In the summer of 2006, former Gov. Jon Corzine convened a special legislative session to explore ways to lower New Jersey's highest-in-the-national average property tax bill. Months of hearings followed, but in the end most, including many lawmakers involved viewed the session as a bust.
The top Republican in the Assembly said Monday that there should be another special session that would actually involve the very taxpayers it would seek to help.
"We should have an open session to hear from the public as well as legislators on how to reduce property taxes. We need a broad-based session on the (Senate and Assembly chamber's) floor where the public asks the questions and members of the legislature should respond to the public's questions," said Assembly GOP Leader Jon Bramnick (R-Westfield).
Legislation (ACR-18) co-sponsored by Bramnick would require the Senate president and Assembly speaker to convene a special session of each house, within seven days of final passage. The session would be devoted solely to considering property tax relief as well as devising and considering ways to implement that relief and reform.
While he would not comment specifically on Bramnick's measure, Assembly Speaker Vinnie Prieto (D-Secaucus) did say Monday that reducing property taxes was and is always a top priority.
"We're all trying to look at lowering property taxes," Prieto said.

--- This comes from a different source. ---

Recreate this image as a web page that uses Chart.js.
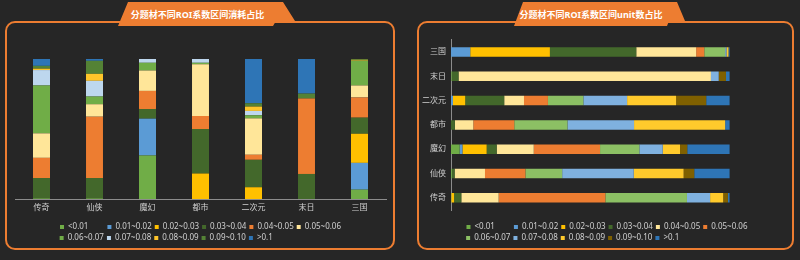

Under Bramnick's legislation, the speaker, Senate president and the minority leader of each house would present bills to be considered by that house at the special session and each such bill would be voted on by the members of that house.
"I've heard over and over again that legislators want to reduce property taxes," Bramnick said. "I think the public has a right to have an open hearing on property taxes that lasts until we have input from people from all walks of life and all different types of opinions."
In 2006, Corzine convened his special session when he created four bi-partisan, bi-cameral committees to examine public school funding reform, government consolidation and shared services reform, constitutional reform and public employee benefits reform.
The night before members of the public employee benefits reform committee were to present their findings and recommendations, Corzine fired off a letter to then-Senate President Dick Codey and then-Assembly Speaker Joe Roberts notifying them that he would handle the upcoming contract negotiations with the unions. That infuriated Codey, Roberts and committee members who felt their months of hearings had been nullified.
At the time, then-State Senator Bill Gormley was a member of the Public Employee Benefits Reform Panel. After Corzine sent his letter, Gormley likened his committee's hearings to a Seinfeld episode when he said they were essentially, "a show about nothing."